О том, что это полурозановское-полудедковское словечко истинно костромское, говорит последний раздел книги «Заметки о костромских писателях и художниках», где приоритет отдается вышедшим из андеграунда в 90-е годы О. Губанову, С. Савину, Е. Разумову, Ю. Бекишеву и, конечно, Александру Бугрову. В 2010-е я собственными глазами видел, как он, тренер шахматной школы, интеллектуал-эрудит, знаток Розанова, посрамивший однажды академических розановедов, лидер городских неформалов, заседает в президиуме Дедковских чтений в КГТУ и выступает на пленарных заседаниях вместе с почтенными профессорами. Чисто костромской феномен!
Если бы он, человек-легенда, местный Бодлер и не сидел бы в президиуме, то все равно незримо присутствовал бы там, вернее, «внеприсутствовал». Его образ-имидж просто-таки врезается в память: бритая налысо голова, доброе, улыбчивое лицо то ли большого ребенка, то ли буддийского мудреца вне возраста и времени. И тут я словно прозрел: как бы идеально совмещались изображения Дедкова и Бугрова, если последнему примерить характерную пышную прическу Игоря Александровича! Тот же добрый взгляд и свет глаз, полуулыбка и внутренняя сосредоточенность. Позднее я прочитал в новой книге о Дедкове, купленной в кулуарах конференции, в воспоминаниях Бугрова: «В какой-то период своей жизни я хотел быть похожим на него». Было это в начале 80-х, прошло много лет, а похожесть осталась. Сознательная или внесознательная, ибо, его ученик, он верит, что «время Дедкова не прошло, и в вечности русской литературы имя Дедкова займет свое достойное место».

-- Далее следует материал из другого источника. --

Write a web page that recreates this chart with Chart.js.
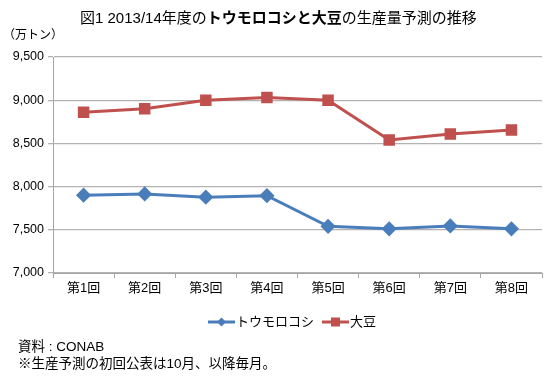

Писалось это А. Бугровым в контексте размышлений на будоражащую интеллигентную Кострому до сих пор тему «Игорь Дедков и Василий Розанов», где Розанов все-таки явно превосходит в известности своего «антипода». «Сейчас он (В. Розанов. — В. Я.) один из самых издаваемых и читаемых авторов», — пишет А. Бугров. Но иначе и быть не могло, слишком разными были эпохи, создавшие их. Зато почва, genius loci, была одна — Кострома, амбивалентная и оксюморонная, проклинаемая (были такие периоды и у Розанова, и у Дедкова) и бесконечно любимая. Одним словом, провинциальная столица, история которой еще далеко не закончена.